Thus, Executive Order 13175 does not apply to this rule.
    EPA specifically solicits additional comment on this proposed rule.

G. Executive Order 13045: Protection of Children From Environmental 
Health and Safety Risks

    Executive Order 13045: ``Protection of Children from Environmental 
Health Risks and Safety Risks'' (62 FR 19885, April 23, 1997) applies 
to any rule that: (1) is determined to be ``economically significant'' 
as defined under E.O. 12866, and (2) concerns an environmental health 
or safety risk that EPA has reason to believe may have a 
disproportionate effect on children. If the regulatory action meets 
both criteria, the Agency must evaluate the environmental health or 
safety effects of the planned rule on children, and explain why the 
planned regulation is preferable to other potentially effective and 
reasonably feasible alternatives considered by the Agency. This 
regulation is not subject to Executive Order 13045 because it is not 
economically significant as defined under E.O. 12866, and because the 
Agency does not have reason to believe the environmental health and 
safety risks addressed by this action present a disproportionate risk 
to children. The proposed rule only interprets the legal scope of NPDES 
permits requirement under the CWA and does not change how pesticide 
applications are addressed under FIFRA.

H. Executive Order 13211: Actions Concerning Regulations That 
Significantly Affect Energy Supply, Distribution, or Use

    This proposed rule would not be subject to Executive Order 13211, 
``Actions Concerning Regulations That Significantly Affect Energy 
Supply, Distribution, or Use'' (66 FR 28355 (May 22, 2001)) because it 
is not a significant regulatory action under Executive Order 12866. The 
only effect of this proposed rule would be is to identify two 
circumstances in which the application of a pesticide to waters of the 
United States consistent with all relevant requirements under FIFRA 
does not constitute the discharge of a pollutant that requires a NPDES 
permit under the Clean Water Act.

I. National Technology Transfer and Advancement Act

    Section 12(d) of the National Technology Transfer and Advancement 
Act of 1995 (``NTTAA''), Pub.
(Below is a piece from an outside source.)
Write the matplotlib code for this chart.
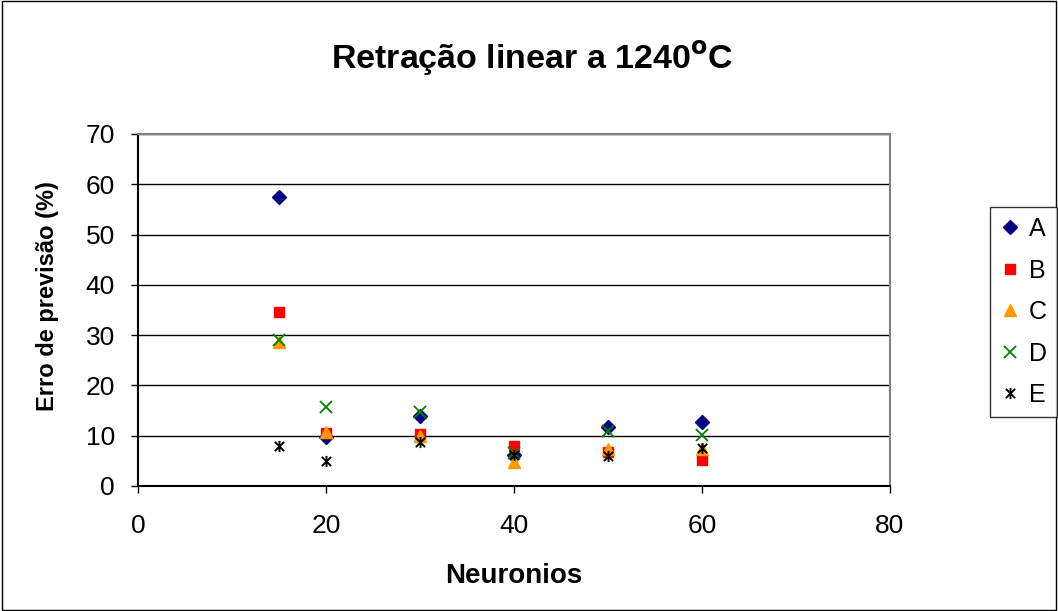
import matplotlib
matplotlib.use("Agg")
import matplotlib.pyplot as plt
from matplotlib.patches import Rectangle
from matplotlib.path import Path

plt.rcParams['font.family'] = ['Liberation Sans', 'DejaVu Sans']

neuronios = [15, 20, 30, 40, 50, 60]
serie_a = [57.5, 9.7, 13.9, 6.2, 11.7, 12.7]
serie_b = [34.6, 10.6, 10.3, 8.0, 6.8, 5.1]
serie_c = [28.6, 10.8, 9.9, 4.8, 7.3, 7.4]
serie_d = [29.0, 15.7, 14.8, 6.5, 11.0, 10.2]
serie_e = [8.0, 4.9, 8.7, 6.2, 6.0, 7.5]

x_ticks = [0, 20, 40, 60, 80]
y_ticks = [0, 10, 20, 30, 40, 50, 60, 70]

# asterisk marker: an X crossed by a vertical stroke
star = Path([(-0.5, -0.5), (0.5, 0.5), (-0.5, 0.5), (0.5, -0.5), (0, -0.6), (0, 0.6)],
            [Path.MOVETO, Path.LINETO, Path.MOVETO, Path.LINETO, Path.MOVETO, Path.LINETO])

fig = plt.figure(figsize=(10.58, 6.11), dpi=100)
fig.patches.append(Rectangle((0.002, 0.002), 0.996, 0.996, transform=fig.transFigure,
                             fill=False, edgecolor='black', linewidth=1.0))
ax = fig.add_axes([0.1304, 0.2046, 0.7108, 0.5761])

styles = [
    ('A', serie_a, dict(marker='D', color='#000080', markersize=7)),
    ('B', serie_b, dict(marker='s', color='#FF0000', markersize=7)),
    ('C', serie_c, dict(marker='^', color='#FF9900', markersize=8)),
    ('D', serie_d, dict(marker='x', color='#008000', markersize=8, markeredgewidth=1.3)),
    ('E', serie_e, dict(marker=star, color='#000000', markersize=8, markeredgewidth=1.4)),
]
for name, vals, kw in styles:
    ax.plot(neuronios, vals, linestyle='none', label=name, **kw)

ax.set_xlim(0, 80)
ax.set_ylim(0, 70)
ax.set_xticks(x_ticks)
ax.set_yticks(y_ticks)
ax.yaxis.grid(True, color='black', linewidth=1.0)
ax.set_axisbelow(True)
for s in ax.spines.values():
    s.set_color('#808080')
    s.set_linewidth(1.5)
ax.spines['bottom'].set_color('black')
ax.spines['left'].set_color('black')
ax.tick_params(axis='both', labelsize=19, direction='out', length=5, width=1, colors='black')
ax.tick_params(axis='x', pad=15)
ax.tick_params(axis='y', pad=11.5)
ax.set_xlabel('Neuronios', fontsize=20, fontweight='bold', labelpad=18)
ax.set_ylabel('Erro de previsão (%)', fontsize=17, fontweight='bold', labelpad=19)
ax.yaxis.label.set_y(0.54)

fig.text(0.503, 0.905, r'Retração linear a 1240$^{\mathbf{o}}$C', ha='center', va='center',
         fontsize=24.5, fontweight='bold')

leg = fig.legend(loc='center', bbox_to_anchor=(0.9675, 0.489), frameon=True,
                 fontsize=18, handlelength=0.8, handletextpad=0.35, labelspacing=0.7,
                 borderpad=0.4, fancybox=False, edgecolor='black', borderaxespad=0)
leg.get_frame().set_linewidth(1.0)

fig.savefig('out.png', dpi=100)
L. 104-113, Section 12(d) (15 U.S.C. 272 
note) directs EPA to use voluntary consensus standards in its 
regulatory activities unless to do so would be inconsistent with 
applicable law or otherwise impractical. Voluntary consensus standards 
are technical standards (e.g., materials specifications, test methods, 
sampling procedures, and business practices) that are developed or 
adopted by voluntary consensus standard bodies. The NTTAA directs EPA 
to provide Congress, through OMB, explanations when the Agency decides 
not to use available and applicable voluntary consensus standards. This 
proposed rulemaking does not involve technical standards.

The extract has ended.